* _WORK REQUIRED_:
Images are not part of the copy; transcribe all the data exactly.

* _RECORDED DATA_:
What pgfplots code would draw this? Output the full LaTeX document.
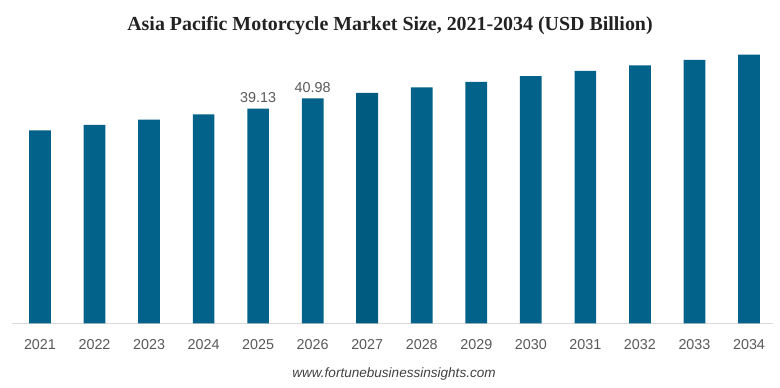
\documentclass[border=0pt]{standalone}
\usepackage{pgfplots}
\pgfplotsset{compat=1.18}
\usepackage{fontspec}
\setmainfont{Liberation Sans}
\newfontfamily\titlefont{Liberation Serif}
\definecolor{barblue}{HTML}{03628A}
\definecolor{bardark}{HTML}{005B80}
\definecolor{labelgray}{HTML}{595959}
\definecolor{axisgray}{HTML}{D9D9D9}
\definecolor{titlecol}{HTML}{222222}
\definecolor{footcol}{HTML}{404040}
\pgfplotstableread{
x y
0 35.17
1 36.14
2 37.11
3 38.09
4 39.13
5 40.98
6 41.97
7 43.01
8 43.98
9 45.02
10 45.98
11 47.02
12 47.99
13 48.95
}\sizedata
\begin{document}
\begin{tikzpicture}
\path[use as bounding box] (0,0) rectangle (780bp,388bp);
\begin{axis}[
  at={(12bp,64.7bp)}, anchor=south west,
  scale only axis, width=761bp, height=274.4bp,
  xmin=-0.513, xmax=13.44, ymin=0, ymax=50,
  axis x line*=bottom, axis y line=none,
  x axis line style={axisgray, line width=1bp},
  xtick={0,...,13},
  xticklabels={2021,2022,2023,2024,2025,2026,2027,2028,2029,2030,2031,2032,2033,2034},
  major tick length=0pt, tick style={draw=none},
  xticklabel style={font=\fontsize{14.4}{16}\selectfont, text=labelgray, anchor=base, yshift=-26bp, inner sep=0pt},
  ytick=\empty,
  clip=false,
]
\addplot[ybar, bar width=21.7bp, bar shift=0pt, fill=barblue, draw=none] table[x=x, y=y] {\sizedata};
\addplot[ybar, bar width=21.7bp, bar shift=0pt, fill=bardark, draw=none] coordinates {(6,41.97)};
\addplot[draw=none, mark=none, nodes near coords, point meta=explicit symbolic,
  every node near coord/.style={font=\fontsize{14.4}{16}\selectfont, text=labelgray, anchor=base, yshift=6bp, inner sep=0pt}]
  coordinates {(4,39.13) [39.13] (5,40.98) [40.98]};
\end{axis}
\node[anchor=base, font=\titlefont\bfseries\fontsize{20}{24}\selectfont, text=titlecol] at (390bp,357.3bp) {Asia Pacific Motorcycle Market Size, 2021-2034 (USD Billion)};
\node[anchor=base, font=\itshape\fontsize{13.6}{16}\selectfont, text=footcol] at (394bp,10.7bp) {www.fortunebusinessinsights.com};
\end{tikzpicture}
\end{document}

* _SOLUTION TO THIS TASK_:
What pgfplots code would draw this? Output the full LaTeX document.
\documentclass[border=0pt]{standalone}
\usepackage{pgfplots}
\pgfplotsset{compat=1.18}
\usepackage{fontspec}
\setmainfont{Liberation Sans}
\newfontfamily\titlefont{Liberation Serif}
\definecolor{barblue}{HTML}{03628A}
\definecolor{bardark}{HTML}{005B80}
\definecolor{labelgray}{HTML}{595959}
\definecolor{axisgray}{HTML}{D9D9D9}
\definecolor{titlecol}{HTML}{222222}
\definecolor{footcol}{HTML}{404040}
\pgfplotstableread{
x y
0 35.17
1 36.14
2 37.11
3 38.09
4 39.13
5 40.98
6 41.97
7 43.01
8 43.98
9 45.02
10 45.98
11 47.02
12 47.99
13 48.95
}\sizedata
\begin{document}
\begin{tikzpicture}
\path[use as bounding box] (0,0) rectangle (780bp,388bp);
\begin{axis}[
  at={(12bp,64.7bp)}, anchor=south west,
  scale only axis, width=761bp, height=274.4bp,
  xmin=-0.513, xmax=13.44, ymin=0, ymax=50,
  axis x line*=bottom, axis y line=none,
  x axis line style={axisgray, line width=1bp},
  xtick={0,...,13},
  xticklabels={2021,2022,2023,2024,2025,2026,2027,2028,2029,2030,2031,2032,2033,2034},
  major tick length=0pt, tick style={draw=none},
  xticklabel style={font=\fontsize{14.4}{16}\selectfont, text=labelgray, anchor=base, yshift=-26bp, inner sep=0pt},
  ytick=\empty,
  clip=false,
]
\addplot[ybar, bar width=21.7bp, bar shift=0pt, fill=barblue, draw=none] table[x=x, y=y] {\sizedata};
\addplot[ybar, bar width=21.7bp, bar shift=0pt, fill=bardark, draw=none] coordinates {(6,41.97)};
\addplot[draw=none, mark=none, nodes near coords, point meta=explicit symbolic,
  every node near coord/.style={font=\fontsize{14.4}{16}\selectfont, text=labelgray, anchor=base, yshift=6bp, inner sep=0pt}]
  coordinates {(4,39.13) [39.13] (5,40.98) [40.98]};
\end{axis}
\node[anchor=base, font=\titlefont\bfseries\fontsize{20}{24}\selectfont, text=titlecol] at (390bp,357.3bp) {Asia Pacific Motorcycle Market Size, 2021-2034 (USD Billion)};
\node[anchor=base, font=\itshape\fontsize{13.6}{16}\selectfont, text=footcol] at (394bp,10.7bp) {www.fortunebusinessinsights.com};
\end{tikzpicture}
\end{document}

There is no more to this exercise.